What you are asked to do.
Copy the data that follows, character for character, minus the pictures.

Stored data.
+--

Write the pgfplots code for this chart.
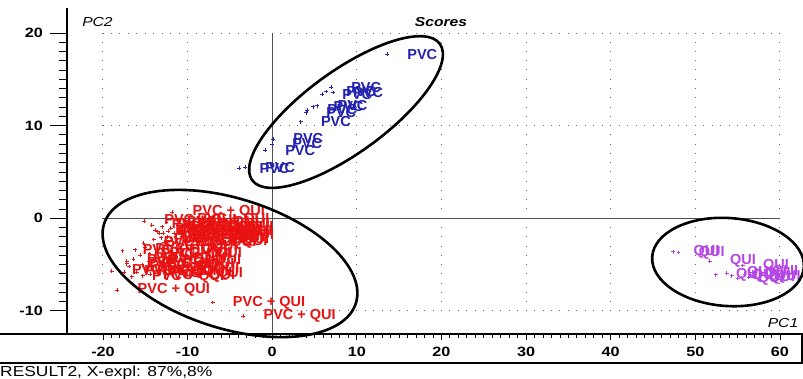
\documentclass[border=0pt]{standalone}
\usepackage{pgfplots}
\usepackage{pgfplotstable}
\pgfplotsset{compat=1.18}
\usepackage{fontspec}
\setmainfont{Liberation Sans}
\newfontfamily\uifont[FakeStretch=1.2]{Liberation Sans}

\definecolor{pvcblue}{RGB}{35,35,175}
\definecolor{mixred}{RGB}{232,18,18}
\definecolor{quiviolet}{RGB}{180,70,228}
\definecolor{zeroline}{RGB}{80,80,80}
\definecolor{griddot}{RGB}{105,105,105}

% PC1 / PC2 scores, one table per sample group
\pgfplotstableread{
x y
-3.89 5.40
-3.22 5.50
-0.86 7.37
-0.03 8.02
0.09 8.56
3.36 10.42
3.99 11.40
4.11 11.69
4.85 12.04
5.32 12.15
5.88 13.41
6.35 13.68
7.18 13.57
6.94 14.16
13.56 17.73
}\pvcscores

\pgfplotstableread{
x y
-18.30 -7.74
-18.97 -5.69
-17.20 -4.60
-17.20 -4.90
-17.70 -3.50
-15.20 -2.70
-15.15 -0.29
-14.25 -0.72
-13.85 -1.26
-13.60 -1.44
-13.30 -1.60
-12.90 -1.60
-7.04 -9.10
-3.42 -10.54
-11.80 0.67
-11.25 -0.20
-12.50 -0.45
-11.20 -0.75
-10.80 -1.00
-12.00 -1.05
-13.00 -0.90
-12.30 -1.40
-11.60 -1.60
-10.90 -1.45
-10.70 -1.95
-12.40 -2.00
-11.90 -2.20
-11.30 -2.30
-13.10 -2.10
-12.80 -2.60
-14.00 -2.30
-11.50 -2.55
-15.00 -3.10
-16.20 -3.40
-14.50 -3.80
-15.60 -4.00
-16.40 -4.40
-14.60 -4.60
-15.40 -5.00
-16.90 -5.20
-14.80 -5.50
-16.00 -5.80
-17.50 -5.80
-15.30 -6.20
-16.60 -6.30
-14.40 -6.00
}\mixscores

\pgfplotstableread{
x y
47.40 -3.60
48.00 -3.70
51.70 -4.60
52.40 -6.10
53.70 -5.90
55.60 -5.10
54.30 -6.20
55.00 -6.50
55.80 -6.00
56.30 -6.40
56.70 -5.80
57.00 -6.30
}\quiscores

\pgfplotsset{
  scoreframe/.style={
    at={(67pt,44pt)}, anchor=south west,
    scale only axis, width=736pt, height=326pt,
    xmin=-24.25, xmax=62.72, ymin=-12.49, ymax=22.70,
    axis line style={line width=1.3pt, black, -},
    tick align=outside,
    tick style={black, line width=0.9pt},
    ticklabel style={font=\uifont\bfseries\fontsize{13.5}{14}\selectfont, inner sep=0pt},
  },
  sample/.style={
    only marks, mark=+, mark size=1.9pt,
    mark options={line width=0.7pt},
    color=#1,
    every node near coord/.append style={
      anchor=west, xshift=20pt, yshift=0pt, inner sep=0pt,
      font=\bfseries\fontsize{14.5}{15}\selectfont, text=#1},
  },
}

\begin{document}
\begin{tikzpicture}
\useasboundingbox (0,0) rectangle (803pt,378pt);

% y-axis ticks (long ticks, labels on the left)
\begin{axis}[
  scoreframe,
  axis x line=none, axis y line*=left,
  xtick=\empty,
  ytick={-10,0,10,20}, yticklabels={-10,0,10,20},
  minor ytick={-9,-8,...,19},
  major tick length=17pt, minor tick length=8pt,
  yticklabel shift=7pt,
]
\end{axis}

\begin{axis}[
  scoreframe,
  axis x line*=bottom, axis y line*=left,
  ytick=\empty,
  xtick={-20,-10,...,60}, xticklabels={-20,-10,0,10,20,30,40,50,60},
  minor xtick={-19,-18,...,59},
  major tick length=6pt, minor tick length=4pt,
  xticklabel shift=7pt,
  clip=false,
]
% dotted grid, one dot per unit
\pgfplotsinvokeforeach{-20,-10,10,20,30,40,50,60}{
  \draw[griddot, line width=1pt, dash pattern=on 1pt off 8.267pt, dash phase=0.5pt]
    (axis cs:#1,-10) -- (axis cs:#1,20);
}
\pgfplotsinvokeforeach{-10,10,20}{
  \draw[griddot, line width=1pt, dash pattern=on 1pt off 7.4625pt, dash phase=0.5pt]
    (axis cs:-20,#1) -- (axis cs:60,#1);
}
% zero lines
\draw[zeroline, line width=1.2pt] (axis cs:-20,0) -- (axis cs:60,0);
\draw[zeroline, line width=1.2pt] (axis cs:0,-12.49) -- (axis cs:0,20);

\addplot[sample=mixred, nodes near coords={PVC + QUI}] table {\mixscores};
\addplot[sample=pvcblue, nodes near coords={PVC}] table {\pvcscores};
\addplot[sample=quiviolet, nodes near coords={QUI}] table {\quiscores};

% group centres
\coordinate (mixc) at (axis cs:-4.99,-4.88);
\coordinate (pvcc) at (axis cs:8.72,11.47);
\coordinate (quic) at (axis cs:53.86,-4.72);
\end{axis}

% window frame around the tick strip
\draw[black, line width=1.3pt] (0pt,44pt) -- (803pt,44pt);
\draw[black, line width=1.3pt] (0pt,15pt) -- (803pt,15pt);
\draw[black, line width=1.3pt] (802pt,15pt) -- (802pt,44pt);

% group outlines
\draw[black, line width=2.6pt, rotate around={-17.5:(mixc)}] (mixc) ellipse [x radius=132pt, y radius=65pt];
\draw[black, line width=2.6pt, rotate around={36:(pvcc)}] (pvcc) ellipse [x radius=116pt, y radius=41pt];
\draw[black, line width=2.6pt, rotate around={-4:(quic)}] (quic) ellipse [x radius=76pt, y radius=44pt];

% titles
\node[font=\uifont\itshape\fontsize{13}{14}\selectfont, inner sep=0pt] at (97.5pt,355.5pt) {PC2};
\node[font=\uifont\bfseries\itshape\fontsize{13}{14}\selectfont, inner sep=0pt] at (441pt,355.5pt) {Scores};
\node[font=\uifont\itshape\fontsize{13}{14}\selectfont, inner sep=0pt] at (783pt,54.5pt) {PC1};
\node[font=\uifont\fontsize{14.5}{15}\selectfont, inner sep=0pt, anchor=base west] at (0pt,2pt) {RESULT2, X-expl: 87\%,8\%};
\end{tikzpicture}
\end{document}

+--

Reply to the task.
Write the pgfplots code for this chart.
\documentclass[border=0pt]{standalone}
\usepackage{pgfplots}
\usepackage{pgfplotstable}
\pgfplotsset{compat=1.18}
\usepackage{fontspec}
\setmainfont{Liberation Sans}
\newfontfamily\uifont[FakeStretch=1.2]{Liberation Sans}

\definecolor{pvcblue}{RGB}{35,35,175}
\definecolor{mixred}{RGB}{232,18,18}
\definecolor{quiviolet}{RGB}{180,70,228}
\definecolor{zeroline}{RGB}{80,80,80}
\definecolor{griddot}{RGB}{105,105,105}

% PC1 / PC2 scores, one table per sample group
\pgfplotstableread{
x y
-3.89 5.40
-3.22 5.50
-0.86 7.37
-0.03 8.02
0.09 8.56
3.36 10.42
3.99 11.40
4.11 11.69
4.85 12.04
5.32 12.15
5.88 13.41
6.35 13.68
7.18 13.57
6.94 14.16
13.56 17.73
}\pvcscores

\pgfplotstableread{
x y
-18.30 -7.74
-18.97 -5.69
-17.20 -4.60
-17.20 -4.90
-17.70 -3.50
-15.20 -2.70
-15.15 -0.29
-14.25 -0.72
-13.85 -1.26
-13.60 -1.44
-13.30 -1.60
-12.90 -1.60
-7.04 -9.10
-3.42 -10.54
-11.80 0.67
-11.25 -0.20
-12.50 -0.45
-11.20 -0.75
-10.80 -1.00
-12.00 -1.05
-13.00 -0.90
-12.30 -1.40
-11.60 -1.60
-10.90 -1.45
-10.70 -1.95
-12.40 -2.00
-11.90 -2.20
-11.30 -2.30
-13.10 -2.10
-12.80 -2.60
-14.00 -2.30
-11.50 -2.55
-15.00 -3.10
-16.20 -3.40
-14.50 -3.80
-15.60 -4.00
-16.40 -4.40
-14.60 -4.60
-15.40 -5.00
-16.90 -5.20
-14.80 -5.50
-16.00 -5.80
-17.50 -5.80
-15.30 -6.20
-16.60 -6.30
-14.40 -6.00
}\mixscores

\pgfplotstableread{
x y
47.40 -3.60
48.00 -3.70
51.70 -4.60
52.40 -6.10
53.70 -5.90
55.60 -5.10
54.30 -6.20
55.00 -6.50
55.80 -6.00
56.30 -6.40
56.70 -5.80
57.00 -6.30
}\quiscores

\pgfplotsset{
  scoreframe/.style={
    at={(67pt,44pt)}, anchor=south west,
    scale only axis, width=736pt, height=326pt,
    xmin=-24.25, xmax=62.72, ymin=-12.49, ymax=22.70,
    axis line style={line width=1.3pt, black, -},
    tick align=outside,
    tick style={black, line width=0.9pt},
    ticklabel style={font=\uifont\bfseries\fontsize{13.5}{14}\selectfont, inner sep=0pt},
  },
  sample/.style={
    only marks, mark=+, mark size=1.9pt,
    mark options={line width=0.7pt},
    color=#1,
    every node near coord/.append style={
      anchor=west, xshift=20pt, yshift=0pt, inner sep=0pt,
      font=\bfseries\fontsize{14.5}{15}\selectfont, text=#1},
  },
}

\begin{document}
\begin{tikzpicture}
\useasboundingbox (0,0) rectangle (803pt,378pt);

% y-axis ticks (long ticks, labels on the left)
\begin{axis}[
  scoreframe,
  axis x line=none, axis y line*=left,
  xtick=\empty,
  ytick={-10,0,10,20}, yticklabels={-10,0,10,20},
  minor ytick={-9,-8,...,19},
  major tick length=17pt, minor tick length=8pt,
  yticklabel shift=7pt,
]
\end{axis}

\begin{axis}[
  scoreframe,
  axis x line*=bottom, axis y line*=left,
  ytick=\empty,
  xtick={-20,-10,...,60}, xticklabels={-20,-10,0,10,20,30,40,50,60},
  minor xtick={-19,-18,...,59},
  major tick length=6pt, minor tick length=4pt,
  xticklabel shift=7pt,
  clip=false,
]
% dotted grid, one dot per unit
\pgfplotsinvokeforeach{-20,-10,10,20,30,40,50,60}{
  \draw[griddot, line width=1pt, dash pattern=on 1pt off 8.267pt, dash phase=0.5pt]
    (axis cs:#1,-10) -- (axis cs:#1,20);
}
\pgfplotsinvokeforeach{-10,10,20}{
  \draw[griddot, line width=1pt, dash pattern=on 1pt off 7.4625pt, dash phase=0.5pt]
    (axis cs:-20,#1) -- (axis cs:60,#1);
}
% zero lines
\draw[zeroline, line width=1.2pt] (axis cs:-20,0) -- (axis cs:60,0);
\draw[zeroline, line width=1.2pt] (axis cs:0,-12.49) -- (axis cs:0,20);

\addplot[sample=mixred, nodes near coords={PVC + QUI}] table {\mixscores};
\addplot[sample=pvcblue, nodes near coords={PVC}] table {\pvcscores};
\addplot[sample=quiviolet, nodes near coords={QUI}] table {\quiscores};

% group centres
\coordinate (mixc) at (axis cs:-4.99,-4.88);
\coordinate (pvcc) at (axis cs:8.72,11.47);
\coordinate (quic) at (axis cs:53.86,-4.72);
\end{axis}

% window frame around the tick strip
\draw[black, line width=1.3pt] (0pt,44pt) -- (803pt,44pt);
\draw[black, line width=1.3pt] (0pt,15pt) -- (803pt,15pt);
\draw[black, line width=1.3pt] (802pt,15pt) -- (802pt,44pt);

% group outlines
\draw[black, line width=2.6pt, rotate around={-17.5:(mixc)}] (mixc) ellipse [x radius=132pt, y radius=65pt];
\draw[black, line width=2.6pt, rotate around={36:(pvcc)}] (pvcc) ellipse [x radius=116pt, y radius=41pt];
\draw[black, line width=2.6pt, rotate around={-4:(quic)}] (quic) ellipse [x radius=76pt, y radius=44pt];

% titles
\node[font=\uifont\itshape\fontsize{13}{14}\selectfont, inner sep=0pt] at (97.5pt,355.5pt) {PC2};
\node[font=\uifont\bfseries\itshape\fontsize{13}{14}\selectfont, inner sep=0pt] at (441pt,355.5pt) {Scores};
\node[font=\uifont\itshape\fontsize{13}{14}\selectfont, inner sep=0pt] at (783pt,54.5pt) {PC1};
\node[font=\uifont\fontsize{14.5}{15}\selectfont, inner sep=0pt, anchor=base west] at (0pt,2pt) {RESULT2, X-expl: 87\%,8\%};
\end{tikzpicture}
\end{document}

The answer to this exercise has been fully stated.